→ Task to complete
Print all of the lines exactly. Any picture among them stays out.

Entries with chart source code:
|---|
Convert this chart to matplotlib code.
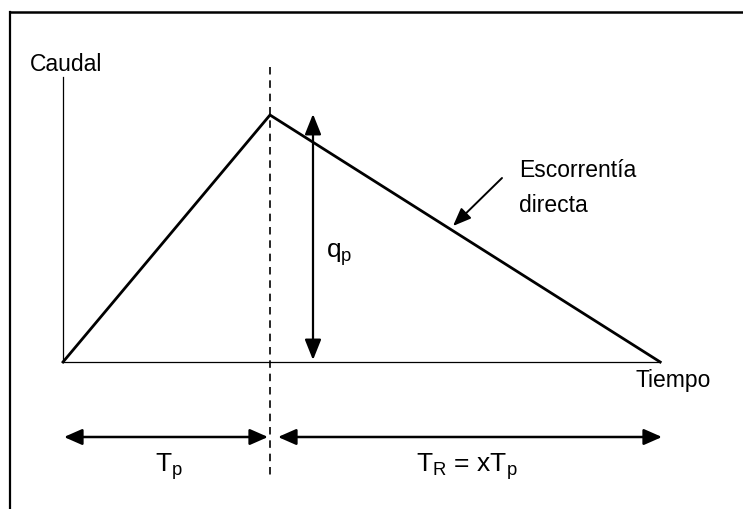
import matplotlib
matplotlib.use("Agg")
import matplotlib.pyplot as plt
from matplotlib.lines import Line2D

plt.rcParams['font.family'] = ['Liberation Sans', 'DejaVu Sans']

# Hydrograph (triangular unit hydrograph), time in units of Tp, flow in units of qp
time = [0.0, 1.0, 2.885]
flow = [0.0, 1.0, 0.0]
x_label = "Tiempo"
y_label = "Caudal"
peak_label = "q$_\\mathregular{p}$"
runoff_label = ["Escorrentía", "directa"]
tp_label = "T$_\\mathregular{p}$"
tr_label = "T$_\\mathregular{R}$ = xT$_\\mathregular{p}$"

W, H = 743, 509
fig = plt.figure(figsize=(W / 100, H / 100), dpi=100)
ax = fig.add_axes([0, 0, 1, 1])
# pixel mapping: x_px = 63 + 207*t ; y_px = 362 - 247*q
sx, x0 = 207.0, 63.0
sy, y0 = 247.0, 362.0
ax.set_xlim(-x0 / sx, (W - x0) / sx)
ax.set_ylim((y0 - H) / sy, y0 / sy)
ax.axis('off')

def X(px):
    return (px - x0) / sx

def Y(py):
    return (y0 - py) / sy

# outer frame (top and left)
fig.add_artist(Line2D([10 / W, 10 / W], [0, 1 - 12 / H], color='black', lw=1.6, transform=fig.transFigure))
fig.add_artist(Line2D([10 / W, 1], [1 - 12 / H, 1 - 12 / H], color='black', lw=1.8, transform=fig.transFigure))

# axes lines
ax.plot([0, 0], [0, Y(77)], color='black', lw=0.9)
ax.plot([0, time[-1]], [0, 0], color='black', lw=0.9)

# hydrograph
ax.plot(time, flow, color='black', lw=2.0, solid_joinstyle='miter')

# dashed vertical at peak
ax.plot([time[1], time[1]], [Y(67), Y(478)], color='black', lw=1.2, ls=(0, (4.5, 3.5)))

# qp double arrow
xq = X(313)
ax.annotate('', xy=(xq, Y(114)), xytext=(xq, Y(360)),
            arrowprops=dict(arrowstyle='<|-|>,head_length=0.5,head_width=0.2', color='black', lw=1.6,
                            mutation_scale=25, shrinkA=0, shrinkB=0))
ax.text(X(326), Y(257), peak_label, fontsize=19, va='baseline', ha='left')

# Escorrentia directa annotation
ax.annotate('', xy=(X(453), Y(226)), xytext=(X(502), Y(178)),
            arrowprops=dict(arrowstyle='-|>,head_length=0.5,head_width=0.2', color='black', lw=1.4,
                            mutation_scale=22, shrinkA=0, shrinkB=0))
ax.text(X(519), Y(177), runoff_label[0], fontsize=16.5, va='baseline', ha='left')
ax.text(X(519), Y(212), runoff_label[1], fontsize=16.5, va='baseline', ha='left')

ax.text(X(30), Y(71), y_label, fontsize=16.5, va='baseline', ha='left')
ax.text(X(636), Y(387), x_label, fontsize=16.5, va='baseline', ha='left')

# bottom duration arrows
ya = Y(437)
style = '<|-|>,head_length=0.5,head_width=0.22'
ax.annotate('', xy=(X(64), ya), xytext=(X(268), ya),
            arrowprops=dict(arrowstyle=style, color='black', lw=1.8,
                            mutation_scale=22, shrinkA=0, shrinkB=0))
ax.annotate('', xy=(X(278), ya), xytext=(X(662), ya),
            arrowprops=dict(arrowstyle=style, color='black', lw=1.8,
                            mutation_scale=22, shrinkA=0, shrinkB=0))
ax.text(X(155), Y(471), tp_label, fontsize=19, va='baseline', ha='left')
ax.text(X(416), Y(471), tr_label, fontsize=19, va='baseline', ha='left')

fig.savefig('out.png', dpi=100)
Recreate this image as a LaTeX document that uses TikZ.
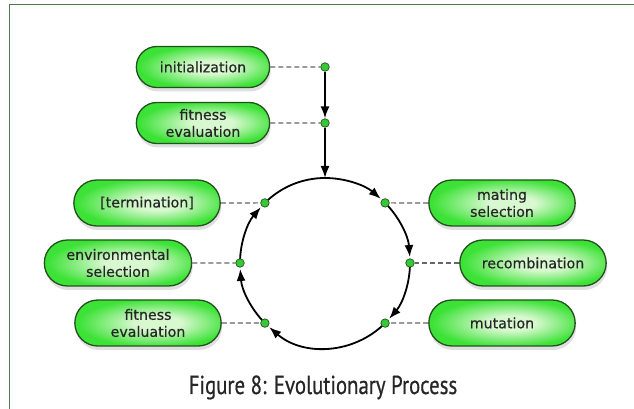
\documentclass[tikz,border=0pt]{standalone}
\usepackage{fontspec}
\usetikzlibrary{arrows.meta,shapes.misc,shadows,backgrounds}
\newfontfamily\boxfont[FakeBold=0.5]{DejaVu Sans}
\newfontfamily\capfont[FakeStretch=0.8,FakeBold=0.6]{PT Sans}
\definecolor{framegreen}{HTML}{4F7A4F}
\definecolor{pillgreen}{HTML}{3CE236}
\definecolor{pilllight}{HTML}{D8F8D0}
\definecolor{pilledge}{HTML}{24501F}
\definecolor{dotgreen}{HTML}{36C936}
\definecolor{textgray}{HTML}{262626}
\definecolor{linkgray}{HTML}{666666}
\pgfdeclareradialshading{pillshade}{\pgfpoint{4bp}{0bp}}{%
  color(0bp)=(pilllight); color(8bp)=(pilllight);
  color(26bp)=(pillgreen); color(44bp)=(pillgreen); color(50bp)=(pillgreen!88!black)}
\begin{document}
\begin{tikzpicture}[x=1pt,y=1pt,
    stage/.style={rounded rectangle, draw=pilledge, line width=1.3pt,
      shading=pillshade,
      drop shadow={opacity=0.25, shadow xshift=1pt, shadow yshift=-4pt},
      minimum width=153pt, minimum height=46pt, text=textgray,
      font=\boxfont\fontsize{14.2}{17}\selectfont, align=center},
    topstage/.style={stage, minimum width=140pt, minimum height=41pt},
    dot/.style={circle, draw=pilledge, line width=0.7pt, fill=dotgreen,
      inner sep=0pt, minimum size=8.5pt},
    link/.style={dash pattern=on 5pt off 3pt, draw=linkgray, line width=1.2pt},
    flow/.style={line width=1.8pt, -{Latex[length=12pt,width=9pt]}}]
      \useasboundingbox (0,0) rectangle (634,409);
      \coordinate (c) at (325,146);
      \coordinate (ctop) at (325,231);
      \node[topstage] (init) at (203,342) {initialization};
      \node[topstage] (fit1) at (203,286) {fitness\\evaluation};
      \node[stage] (term) at (147,206) {[termination]};
      \node[stage, minimum width=154pt] (env) at (118,146) {environmental\\selection};
      \node[stage] (fit2) at (148,86) {fitness\\evaluation};
      \node[stage] (mate) at (502,206) {mating\\selection};
      \node[stage] (recomb) at (533,146) {recombination};
      \node[stage] (mut) at (502,86) {mutation};
      \node[dot] (dinit) at (325,342) {};
      \node[dot] (dfit) at (325,286) {};
      \node[dot] (d135) at ([shift={(135:85)}]c) {};
      \node[dot] (d180) at ([shift={(180:85)}]c) {};
      \node[dot] (d225) at ([shift={(225:85)}]c) {};
      \node[dot] (d45) at ([shift={(45:85)}]c) {};
      \node[dot] (d0) at ([shift={(0:85)}]c) {};
      \node[dot] (d315) at ([shift={(315:85)}]c) {};
      \node[font=\capfont\fontsize{26}{30}\selectfont, text=textgray, anchor=base]
        (caption) at (323,15) {Figure 8: Evolutionary Process};
      \begin{pgfonlayer}{background}
        \draw[framegreen, line width=1pt] (9,0) -- (9,404) -- (634,404);
        \draw[link] (init) -- (dinit);
        \draw[link] (fit1) -- (dfit);
        \draw[link] (term) -- (d135);
        \draw[link] (env) -- (d180);
        \draw[link] (fit2) -- (d225);
        \draw[link] (mate) -- (d45);
        \draw[link] (recomb) -- (d0);
        \draw[link] (mut) -- (d315);
        \draw[flow] (dinit) -- (dfit);
        \draw[flow] (dfit) -- (ctop);
        \draw[flow] (ctop) arc[start angle=90, end angle=49, radius=85];
        \draw[flow] (d45) arc[start angle=45, end angle=4, radius=85];
        \draw[flow] (d0) arc[start angle=0, end angle=-41, radius=85];
        \draw[flow] (d315) arc[start angle=-45, end angle=-131, radius=85];
        \draw[flow] (d225) arc[start angle=225, end angle=184, radius=85];
        \draw[flow] (d180) arc[start angle=180, end angle=139, radius=85];
        \draw[line width=1.8pt] (d135) arc[start angle=135, end angle=90, radius=85];
      \end{pgfonlayer}
    \end{tikzpicture}
\end{document}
|---|
→ Solution
Convert this chart to matplotlib code.
import matplotlib
matplotlib.use("Agg")
import matplotlib.pyplot as plt
from matplotlib.lines import Line2D

plt.rcParams['font.family'] = ['Liberation Sans', 'DejaVu Sans']

# Hydrograph (triangular unit hydrograph), time in units of Tp, flow in units of qp
time = [0.0, 1.0, 2.885]
flow = [0.0, 1.0, 0.0]
x_label = "Tiempo"
y_label = "Caudal"
peak_label = "q$_\\mathregular{p}$"
runoff_label = ["Escorrentía", "directa"]
tp_label = "T$_\\mathregular{p}$"
tr_label = "T$_\\mathregular{R}$ = xT$_\\mathregular{p}$"

W, H = 743, 509
fig = plt.figure(figsize=(W / 100, H / 100), dpi=100)
ax = fig.add_axes([0, 0, 1, 1])
# pixel mapping: x_px = 63 + 207*t ; y_px = 362 - 247*q
sx, x0 = 207.0, 63.0
sy, y0 = 247.0, 362.0
ax.set_xlim(-x0 / sx, (W - x0) / sx)
ax.set_ylim((y0 - H) / sy, y0 / sy)
ax.axis('off')

def X(px):
    return (px - x0) / sx

def Y(py):
    return (y0 - py) / sy

# outer frame (top and left)
fig.add_artist(Line2D([10 / W, 10 / W], [0, 1 - 12 / H], color='black', lw=1.6, transform=fig.transFigure))
fig.add_artist(Line2D([10 / W, 1], [1 - 12 / H, 1 - 12 / H], color='black', lw=1.8, transform=fig.transFigure))

# axes lines
ax.plot([0, 0], [0, Y(77)], color='black', lw=0.9)
ax.plot([0, time[-1]], [0, 0], color='black', lw=0.9)

# hydrograph
ax.plot(time, flow, color='black', lw=2.0, solid_joinstyle='miter')

# dashed vertical at peak
ax.plot([time[1], time[1]], [Y(67), Y(478)], color='black', lw=1.2, ls=(0, (4.5, 3.5)))

# qp double arrow
xq = X(313)
ax.annotate('', xy=(xq, Y(114)), xytext=(xq, Y(360)),
            arrowprops=dict(arrowstyle='<|-|>,head_length=0.5,head_width=0.2', color='black', lw=1.6,
                            mutation_scale=25, shrinkA=0, shrinkB=0))
ax.text(X(326), Y(257), peak_label, fontsize=19, va='baseline', ha='left')

# Escorrentia directa annotation
ax.annotate('', xy=(X(453), Y(226)), xytext=(X(502), Y(178)),
            arrowprops=dict(arrowstyle='-|>,head_length=0.5,head_width=0.2', color='black', lw=1.4,
                            mutation_scale=22, shrinkA=0, shrinkB=0))
ax.text(X(519), Y(177), runoff_label[0], fontsize=16.5, va='baseline', ha='left')
ax.text(X(519), Y(212), runoff_label[1], fontsize=16.5, va='baseline', ha='left')

ax.text(X(30), Y(71), y_label, fontsize=16.5, va='baseline', ha='left')
ax.text(X(636), Y(387), x_label, fontsize=16.5, va='baseline', ha='left')

# bottom duration arrows
ya = Y(437)
style = '<|-|>,head_length=0.5,head_width=0.22'
ax.annotate('', xy=(X(64), ya), xytext=(X(268), ya),
            arrowprops=dict(arrowstyle=style, color='black', lw=1.8,
                            mutation_scale=22, shrinkA=0, shrinkB=0))
ax.annotate('', xy=(X(278), ya), xytext=(X(662), ya),
            arrowprops=dict(arrowstyle=style, color='black', lw=1.8,
                            mutation_scale=22, shrinkA=0, shrinkB=0))
ax.text(X(155), Y(471), tp_label, fontsize=19, va='baseline', ha='left')
ax.text(X(416), Y(471), tr_label, fontsize=19, va='baseline', ha='left')

fig.savefig('out.png', dpi=100)
Recreate this image as a LaTeX document that uses TikZ.
\documentclass[tikz,border=0pt]{standalone}
\usepackage{fontspec}
\usetikzlibrary{arrows.meta,shapes.misc,shadows,backgrounds}
\newfontfamily\boxfont[FakeBold=0.5]{DejaVu Sans}
\newfontfamily\capfont[FakeStretch=0.8,FakeBold=0.6]{PT Sans}
\definecolor{framegreen}{HTML}{4F7A4F}
\definecolor{pillgreen}{HTML}{3CE236}
\definecolor{pilllight}{HTML}{D8F8D0}
\definecolor{pilledge}{HTML}{24501F}
\definecolor{dotgreen}{HTML}{36C936}
\definecolor{textgray}{HTML}{262626}
\definecolor{linkgray}{HTML}{666666}
\pgfdeclareradialshading{pillshade}{\pgfpoint{4bp}{0bp}}{%
  color(0bp)=(pilllight); color(8bp)=(pilllight);
  color(26bp)=(pillgreen); color(44bp)=(pillgreen); color(50bp)=(pillgreen!88!black)}
\begin{document}
\begin{tikzpicture}[x=1pt,y=1pt,
    stage/.style={rounded rectangle, draw=pilledge, line width=1.3pt,
      shading=pillshade,
      drop shadow={opacity=0.25, shadow xshift=1pt, shadow yshift=-4pt},
      minimum width=153pt, minimum height=46pt, text=textgray,
      font=\boxfont\fontsize{14.2}{17}\selectfont, align=center},
    topstage/.style={stage, minimum width=140pt, minimum height=41pt},
    dot/.style={circle, draw=pilledge, line width=0.7pt, fill=dotgreen,
      inner sep=0pt, minimum size=8.5pt},
    link/.style={dash pattern=on 5pt off 3pt, draw=linkgray, line width=1.2pt},
    flow/.style={line width=1.8pt, -{Latex[length=12pt,width=9pt]}}]
      \useasboundingbox (0,0) rectangle (634,409);
      \coordinate (c) at (325,146);
      \coordinate (ctop) at (325,231);
      \node[topstage] (init) at (203,342) {initialization};
      \node[topstage] (fit1) at (203,286) {fitness\\evaluation};
      \node[stage] (term) at (147,206) {[termination]};
      \node[stage, minimum width=154pt] (env) at (118,146) {environmental\\selection};
      \node[stage] (fit2) at (148,86) {fitness\\evaluation};
      \node[stage] (mate) at (502,206) {mating\\selection};
      \node[stage] (recomb) at (533,146) {recombination};
      \node[stage] (mut) at (502,86) {mutation};
      \node[dot] (dinit) at (325,342) {};
      \node[dot] (dfit) at (325,286) {};
      \node[dot] (d135) at ([shift={(135:85)}]c) {};
      \node[dot] (d180) at ([shift={(180:85)}]c) {};
      \node[dot] (d225) at ([shift={(225:85)}]c) {};
      \node[dot] (d45) at ([shift={(45:85)}]c) {};
      \node[dot] (d0) at ([shift={(0:85)}]c) {};
      \node[dot] (d315) at ([shift={(315:85)}]c) {};
      \node[font=\capfont\fontsize{26}{30}\selectfont, text=textgray, anchor=base]
        (caption) at (323,15) {Figure 8: Evolutionary Process};
      \begin{pgfonlayer}{background}
        \draw[framegreen, line width=1pt] (9,0) -- (9,404) -- (634,404);
        \draw[link] (init) -- (dinit);
        \draw[link] (fit1) -- (dfit);
        \draw[link] (term) -- (d135);
        \draw[link] (env) -- (d180);
        \draw[link] (fit2) -- (d225);
        \draw[link] (mate) -- (d45);
        \draw[link] (recomb) -- (d0);
        \draw[link] (mut) -- (d315);
        \draw[flow] (dinit) -- (dfit);
        \draw[flow] (dfit) -- (ctop);
        \draw[flow] (ctop) arc[start angle=90, end angle=49, radius=85];
        \draw[flow] (d45) arc[start angle=45, end angle=4, radius=85];
        \draw[flow] (d0) arc[start angle=0, end angle=-41, radius=85];
        \draw[flow] (d315) arc[start angle=-45, end angle=-131, radius=85];
        \draw[flow] (d225) arc[start angle=225, end angle=184, radius=85];
        \draw[flow] (d180) arc[start angle=180, end angle=139, radius=85];
        \draw[line width=1.8pt] (d135) arc[start angle=135, end angle=90, radius=85];
      \end{pgfonlayer}
    \end{tikzpicture}
\end{document}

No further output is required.